For a while now, I've been playing around the idea of a game where the act of scene framing was the main content.

Since scene framing tells us the things that the group considers important, such a game would actually be about attention. In this case, the attention of the global media: the scenes that are played out are those that end up in the evening news. When a player interrupts an old scene to frame a new one, they are focusing the media's attention on a new headline, leading the old one to be quickly forgotten. Each player would play a specific political faction, trying to draw the media's attention to something else whenever the media was about to see something the faction in question didn't want them to see. (Think Wag the Dog.) Of course, drawing the media's attention would require increasingly big events, and each scene switch might backfire on you.

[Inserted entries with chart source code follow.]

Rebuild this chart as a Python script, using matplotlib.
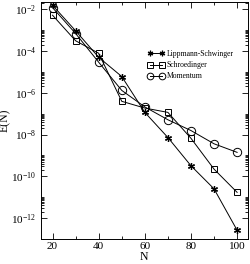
import numpy as np
import matplotlib
matplotlib.use("Agg")
import matplotlib.pyplot as plt
from matplotlib.ticker import FixedLocator, NullFormatter, LogFormatterMathtext

# -------- data --------
N = [20, 30, 40, 50, 60, 70, 80, 90, 100]
lippmann = [1.55e-2, 9.3e-4, 5.0e-5, 6.0e-6, 1.15e-7, 7.2e-9, 3.2e-10, 2.5e-11, 2.6e-13]
schroedinger = [5.2e-3, 3.1e-4, 7.8e-5, 3.9e-7, 1.85e-7, 1.15e-7, 6.6e-9, 2.2e-10, 1.7e-11]
momentum = [1.2e-2, 6.9e-4, 2.9e-5, 1.3e-6, 2.1e-7, 5.1e-8, 1.55e-8, 3.6e-9, 1.4e-9]

plt.rcParams['font.family'] = ['Liberation Serif', 'DejaVu Serif']
plt.rcParams['mathtext.fontset'] = 'stix'

fig = plt.figure(figsize=(2.5, 2.64), dpi=100)
ax = fig.add_axes([0.164, 0.095, 0.826, 0.897])

lw = 0.7
ax.plot(N, lippmann, color='black', lw=lw, marker=(6, 2, 0), ms=5, mec='black',
        mew=0.9, label='Lippmann-Schwinger')
ax.plot(N, schroedinger, color='black', lw=lw, marker='s', ms=5, mfc='none', mec='black',
        mew=0.7, label='Schroedinger')
ax.plot(N, momentum, color='black', lw=lw, marker='o', ms=6, mfc='none', mec='black',
        mew=0.7, label='Momentum')

ax.set_yscale('log')
ax.set_xlim(15, 104.5)
ax.set_ylim(1e-13, 2.2e-2)

ax.set_xticks([20, 40, 60, 80, 100])
ax.xaxis.set_minor_locator(FixedLocator([30, 50, 70, 90]))

majors = [10.0 ** e for e in range(-12, 0, 2)]
ax.yaxis.set_major_locator(FixedLocator(majors))
ax.yaxis.set_major_formatter(LogFormatterMathtext())
minors = [k * m for m in [1e-14] + majors for k in range(2, 11)]
ax.yaxis.set_minor_locator(FixedLocator(minors))
ax.yaxis.set_minor_formatter(NullFormatter())

ax.tick_params(which='both', direction='in', top=True, right=True, labelsize=8, width=0.6)
ax.tick_params(which='major', length=4)
ax.tick_params(which='minor', length=2)
ax.tick_params(axis='x', pad=2.5)
for s in ax.spines.values():
    s.set_linewidth(0.7)

ax.set_xlabel('N', fontsize=8.5, labelpad=0)
ax.set_ylabel('E(N)', fontsize=8.5, labelpad=0)

leg = ax.legend(loc='upper left', bbox_to_anchor=(0.5, 0.81), frameon=False, fontsize=5.5,
                numpoints=2, markerscale=0.8, handlelength=2.2, handletextpad=0.3,
                labelspacing=0.4, borderaxespad=0.0)

fig.savefig('out.png', dpi=100)
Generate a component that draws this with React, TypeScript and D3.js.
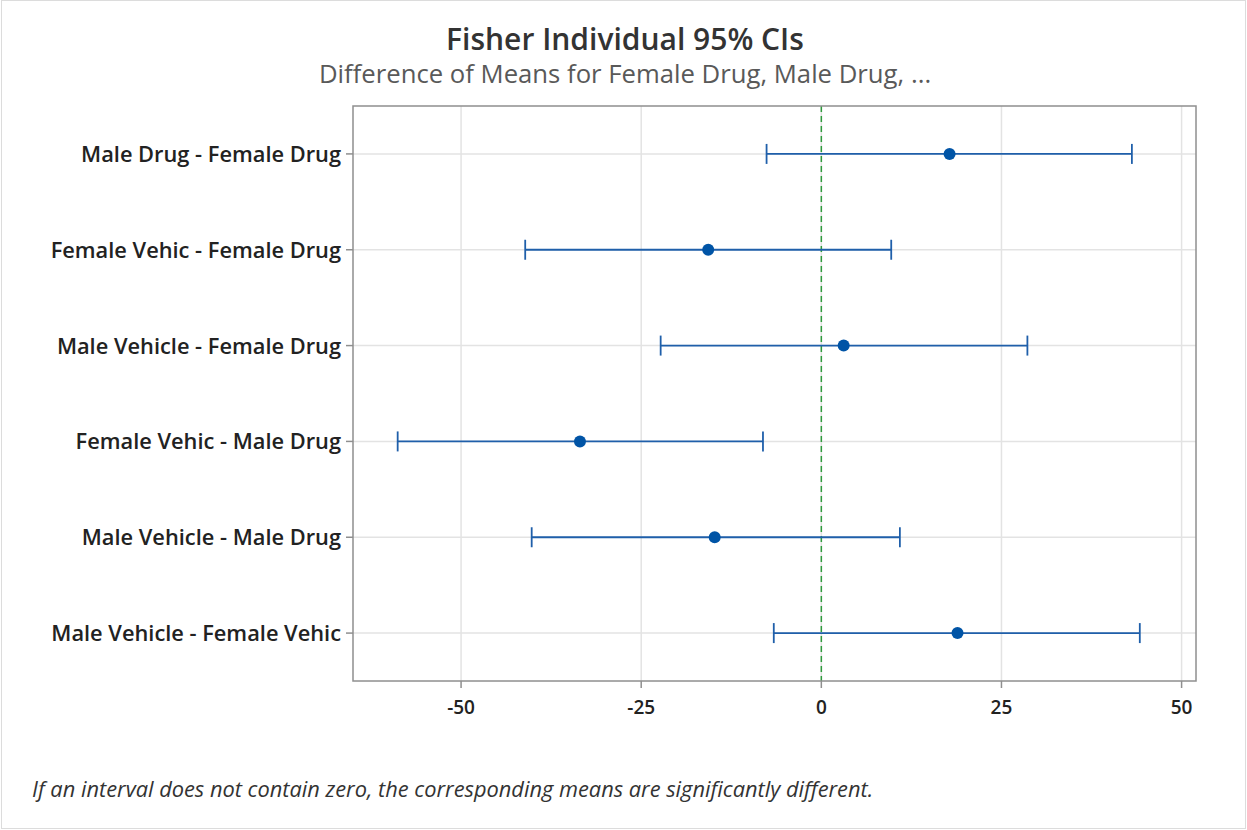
import React from "react";
import * as d3 from "d3";

const categories = [
  "Male Drug - Female Drug",
  "Female Vehic - Female Drug",
  "Male Vehicle - Female Drug",
  "Female Vehic - Male Drug",
  "Male Vehicle - Male Drug",
  "Male Vehicle - Female Vehic",
];
const means = [17.8, -15.7, 3.1, -33.5, -14.8, 18.9];
const lowers = [-7.6, -41.1, -22.3, -58.8, -40.2, -6.6];
const uppers = [43.1, 9.7, 28.6, -8.1, 10.9, 44.2];
const xTicks = [-50, -25, 0, 25, 50];

const W = 1247;
const H = 830;
const M = { left: 353, right: 1196, top: 106, bottom: 681 };

export default function App() {
  const x = d3.scaleLinear().domain([-65, 52]).range([M.left, M.right]);
  const y = d3.scalePoint<string>().domain(categories).range([M.top, M.bottom]).padding(0.5);
  const font = "'Open Sans', 'Noto Sans', sans-serif";
  const blue = "#1f5faa";
  const dot = "#0054a6";
  return (
    <svg width={W} height={H} style={{ position: "absolute", left: 0, top: 0, background: "#fff" }}>
      <rect x={1.5} y={0.5} width={W - 3} height={H - 2} fill="#fff" stroke="#dcdcdc" />
      <text x={625} y={50} textAnchor="middle" fontFamily={font} fontSize={30} fontWeight={600} fill="#333">
        Fisher Individual 95% CIs
      </text>
      <text x={625} y={83} textAnchor="middle" fontFamily={font} fontSize={25.7} fill="#595959">
        Difference of Means for Female Drug, Male Drug, ...
      </text>
      {/* gridlines */}
      {xTicks.map((t) => (
        <line key={"gx" + t} x1={x(t)} x2={x(t)} y1={M.top} y2={M.bottom} stroke="#e3e3e3" strokeWidth={1.5} />
      ))}
      {categories.map((c) => (
        <line key={"gy" + c} x1={M.left} x2={M.right} y1={y(c)} y2={y(c)} stroke="#e3e3e3" strokeWidth={1.5} />
      ))}
      {/* zero reference */}
      <line x1={x(0)} x2={x(0)} y1={M.top} y2={M.bottom} stroke="#2f9a3c" strokeWidth={1.5} strokeDasharray="6,4" />
      {/* frame */}
      <rect x={M.left} y={M.top} width={M.right - M.left} height={M.bottom - M.top} fill="none" stroke="#8f8f8f" strokeWidth={1.5} />
      {/* y ticks and labels */}
      {categories.map((c) => (
        <g key={"yl" + c}>
          <line x1={M.left - 7} x2={M.left} y1={y(c)} y2={y(c)} stroke="#8f8f8f" strokeWidth={1.5} />
          <text x={M.left - 12} y={(y(c) as number) + 8} textAnchor="end" fontFamily={font} fontSize={21.8} fontWeight={600} fill="#222">
            {c}
          </text>
        </g>
      ))}
      {/* x ticks and labels */}
      {xTicks.map((t) => (
        <g key={"xl" + t}>
          <line x1={x(t)} x2={x(t)} y1={M.bottom} y2={M.bottom + 7} stroke="#8f8f8f" strokeWidth={1.5} />
          <text x={x(t)} y={M.bottom + 33} textAnchor="middle" fontFamily={font} fontSize={19} fontWeight={600} fill="#222">
            {t}
          </text>
        </g>
      ))}
      {/* intervals */}
      {categories.map((c, i) => {
        const yy = y(c) as number;
        return (
          <g key={"ci" + c}>
            <line x1={x(lowers[i])} x2={x(uppers[i])} y1={yy} y2={yy} stroke={blue} strokeWidth={1.8} />
            <line x1={x(lowers[i])} x2={x(lowers[i])} y1={yy - 10} y2={yy + 10} stroke={blue} strokeWidth={1.8} />
            <line x1={x(uppers[i])} x2={x(uppers[i])} y1={yy - 10} y2={yy + 10} stroke={blue} strokeWidth={1.8} />
            <circle cx={x(means[i])} cy={yy} r={6} fill={dot} />
          </g>
        );
      })}
      <text x={32} y={797} fontFamily={font} fontSize={21.8} fontStyle="italic" fill="#333">
        If an interval does not contain zero, the corresponding means are significantly different.
      </text>
    </svg>
  );
}
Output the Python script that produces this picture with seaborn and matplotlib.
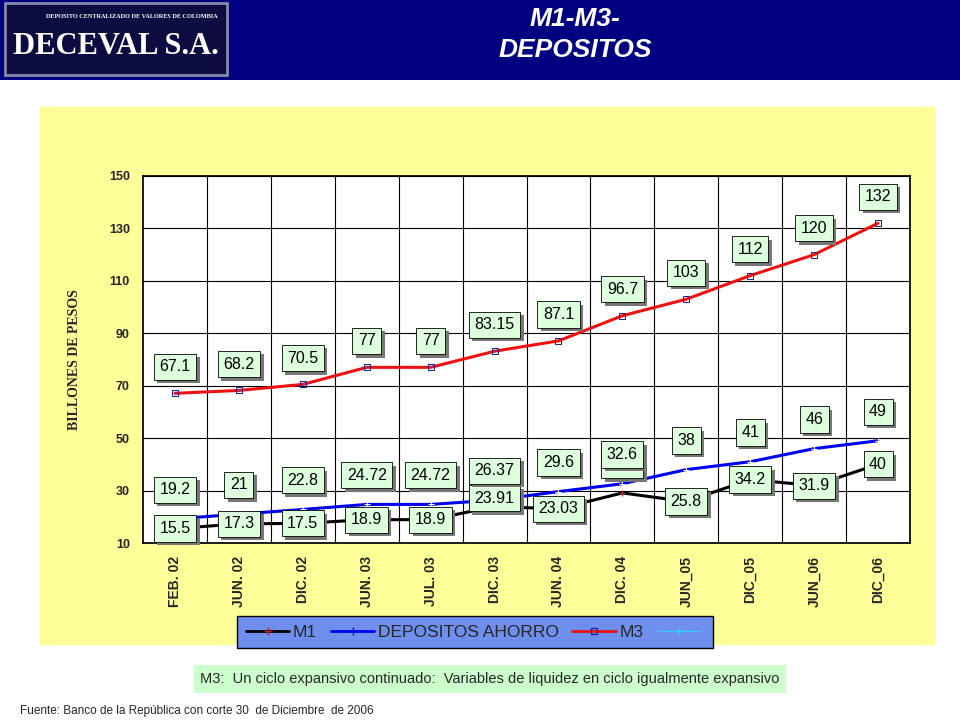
import matplotlib
matplotlib.use("Agg")
import matplotlib.pyplot as plt
import matplotlib.patheffects as pe
import seaborn as sns
import pandas as pd
from matplotlib.patches import Rectangle
from matplotlib.lines import Line2D

periodos = ["FEB. 02", "JUN. 02", "DIC. 02", "JUN. 03", "JUL. 03", "DIC. 03",
            "JUN. 04", "DIC. 04", "JUN_05", "DIC_05", "JUN_06", "DIC_06"]
m1 = [15.5, 17.3, 17.5, 18.9, 18.9, 23.91, 23.03, 29.1, 25.8, 34.2, 31.9, 40]
ahorro = [19.2, 21, 22.8, 24.72, 24.72, 26.37, 29.6, 32.6, 38, 41, 46, 49]
m3 = [67.1, 68.2, 70.5, 77, 77, 83.15, 87.1, 96.7, 103, 112, 120, 132]
m1_txt = ["15.5", "17.3", "17.5", "18.9", "18.9", "23.91", "23.03", "29.1", "25.8", "34.2", "31.9", "40"]
ahorro_txt = ["19.2", "21", "22.8", "24.72", "24.72", "26.37", "29.6", "32.6", "38", "41", "46", "49"]
m3_txt = ["67.1", "68.2", "70.5", "77", "77", "83.15", "87.1", "96.7", "103", "112", "120", "132"]

# desplazamiento vertical de etiquetas (puntos)
m1_off = [0, 0, 0, 0, 0, 6, 0, 20, 0, 0, 0, 0]
ahorro_off = [21] * 12
m3_off = [19] * 12

sns.set_theme(style="white")
plt.rcParams["font.family"] = "Liberation Sans"

fig = plt.figure(figsize=(9.6, 7.2), dpi=100)
fig.patch.set_facecolor("white")

# encabezado
fig.add_artist(Rectangle((0, 1 - 80 / 720), 1, 80 / 720, transform=fig.transFigure,
                         fc="#000080", ec="none"))
fig.add_artist(Rectangle((5 / 960, 1 - 75 / 720), 222 / 960, 72 / 720, transform=fig.transFigure,
                         fc="#0c0c40", ec="#8888aa", lw=2))
fig.text(132 / 960, 1 - 16 / 720, "DEPOSITO CENTRALIZADO DE VALORES DE COLOMBIA", color="white",
         fontsize=4.5, family="Liberation Serif", weight="bold", ha="center", va="center")
fig.text(116 / 960, 1 - 46 / 720, "DECEVAL S.A.", color="white", fontsize=22,
         family="Liberation Serif", weight="bold", ha="center", va="center")
fig.text(575 / 960, 1 - 19 / 720, "M1-M3-", color="white", fontsize=19, weight="bold",
         style="italic", ha="center", va="center")
fig.text(575 / 960, 1 - 50 / 720, "DEPOSITOS", color="white", fontsize=19, weight="bold",
         style="italic", ha="center", va="center")

# panel amarillo
fig.add_artist(Rectangle((40 / 960, 1 - 645 / 720), 895 / 960, 538 / 720, transform=fig.transFigure,
                         fc="#ffff99", ec="none", zorder=0))

ax = fig.add_axes([143 / 960, 1 - 543 / 720, 767 / 960, 367 / 720])
ax.set_facecolor("white")

df = pd.DataFrame({"periodo": periodos, "M1": m1, "DEPOSITOS AHORRO": ahorro, "M3": m3})
df["x"] = range(len(df))
sns.lineplot(data=df, x="x", y="M1", ax=ax, color="black", lw=2.2, marker="+", ms=5, mec="#aa2222")
sns.lineplot(data=df, x="x", y="DEPOSITOS AHORRO", ax=ax, color="#0000ee", lw=2.2, marker="+", ms=5)
sns.lineplot(data=df, x="x", y="M3", ax=ax, color="#ee1111", lw=2.2, marker="s", ms=4,
             mfc="none", mec="#222299")

ax.set_xlim(-0.5, len(df) - 0.5)
ax.set_ylim(10, 150)
ax.set_yticks(range(10, 151, 20))
ax.set_xticks(range(len(df)))
ax.set_xticklabels(periodos, rotation=90, fontsize=10, weight="bold")
ax.tick_params(axis="y", labelsize=9)
for t in ax.get_yticklabels():
    t.set_weight("bold")
ax.set_xticks([i + 0.5 for i in range(len(df) - 1)], minor=True)
ax.grid(True, which="major", axis="y", color="black", lw=0.8)
ax.grid(True, which="minor", axis="x", color="black", lw=0.8)
for s in ax.spines.values():
    s.set_color("black")
ax.set_xlabel("")
ax.set_ylabel("BILLONES DE PESOS", family="Liberation Serif", weight="bold", fontsize=10, labelpad=20)

sombra = [pe.SimplePatchShadow(offset=(2.5, -2.5), shadow_rgbFace="#777777", alpha=1), pe.Normal()]


def etiquetas(vals, txts, offs):
    for i, (v, t, o) in enumerate(zip(vals, txts, offs)):
        a = ax.annotate(t, (i, v), xytext=(0, o), textcoords="offset points", ha="center",
                        va="center", fontsize=11.5, color="black",
                        bbox=dict(boxstyle="square,pad=0.35", fc="#ddffdd", ec="black", lw=0.6),
                        zorder=6)
        a.get_bbox_patch().set_path_effects(sombra)


etiquetas(m1, m1_txt, m1_off)
etiquetas(ahorro, ahorro_txt, ahorro_off)
etiquetas(m3, m3_txt, m3_off)

handles = [Line2D([], [], color="black", lw=2, marker="+", mec="#aa2222"),
           Line2D([], [], color="#0000ee", lw=2, marker="+"),
           Line2D([], [], color="#ee1111", lw=2, marker="s", ms=5, mfc="none", mec="#222299"),
           Line2D([], [], color="#33ccff", lw=1, marker="+")]
leg = fig.legend(handles, ["M1", "DEPOSITOS AHORRO", "M3", ""], loc="center",
                 bbox_to_anchor=(475 / 960, 1 - 632 / 720), ncol=4, frameon=True, fontsize=12.5,
                 handlelength=2.5, handletextpad=0.2, columnspacing=0.8, borderpad=0.2)
leg.get_frame().set_facecolor("#6f8fef")
leg.get_frame().set_edgecolor("black")
leg.get_frame().set_alpha(1)
leg.get_frame().set_boxstyle("square")

fig.text(490 / 960, 1 - 679 / 720,
         "M3:  Un ciclo expansivo continuado:  Variables de liquidez en ciclo igualmente expansivo",
         fontsize=10.5, ha="center", va="center",
         bbox=dict(boxstyle="square,pad=0.45", fc="#ccffcc", ec="none"))
fig.text(20 / 960, 1 - 711 / 720, "Fuente: Banco de la República con corte 30  de Diciembre  de 2006",
         fontsize=8.5, ha="left", va="center")

fig.savefig("out.png", dpi=100)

I liked this idea: it combined the rules and content of the game in a way I felt was particularly elegant. However, as initially envisioned, the players could attempt to force scene changes - and pretty much do nothing else. It didn't seem like that was going to work, because you have to get the content for the scenes from somewhere. I couldn't simply give that task to a separate game master, either, as he would too easily have ended up taking sides in what was supposed to be purely a struggle between the players.

Today I finally had some insights about how it could work. Taking a page from Donjon and Univeralis, I realized I could use narrative facts for this. The player who succeeds in forcing a change in scene can specify a number of facts that need to come true in the new scene. Somebody else then does the actual scene framing, possibly twisting the given facts until they result in a situation that's just as bad to the other player than the scene they forced a change out of in the first place.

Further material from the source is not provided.